Last night, I returned from over a week in California. It felt good to be home.
"Home" is a concept I struggle with. I was born outside of the United States, lived a huge chunk of my life in southern California, and lived most of what I consider to be my adult life in Portland, Southeast Asia, and now Washington DC. I feel like I leave little bits and pieces of myself in the cities I've lived.
For as long as I've lived outside California, every time I've visited, I have always ask myself if I could ever move back. Could I imagine myself doing the long commute in a car to my workplace in x? Actually, could I even imagine myself spending that much time, daily, in a car? The whole southern California dependence on a car would probably kill me a little and moreso Ethan, who bikes everywhere.
But: Could I imagine being able to have weekend dinner with my family at the drop of a hat? And reliable childcare? Diversity? Good food? Constant sunshine?
This internal dialogue has been going on for over ten years.
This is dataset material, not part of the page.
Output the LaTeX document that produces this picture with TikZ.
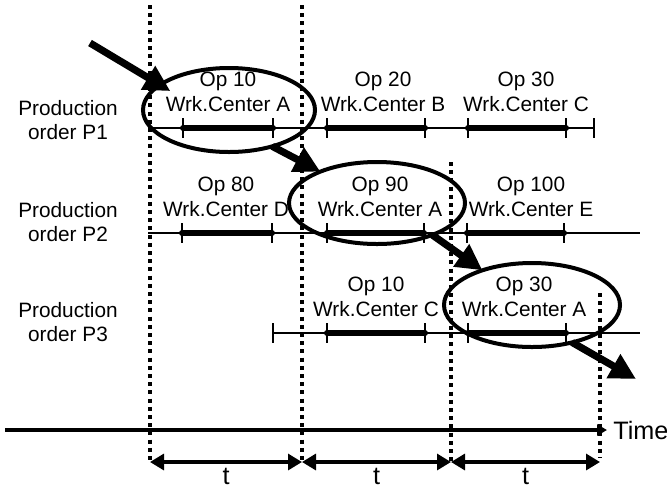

After weighing every factor, I always come to the same conclusion: "No, I can't. Not right now." That was the answer I came up with last night on the plane back to DC, as my thoughts wandered through the week, to the baby shower that I was foisted on me, to the wedding prep, to my sister's stunning wedding, the driving, the eating, the constant chatter, the warmth of being around people who just know me. It pains me a little to say goodbye each time.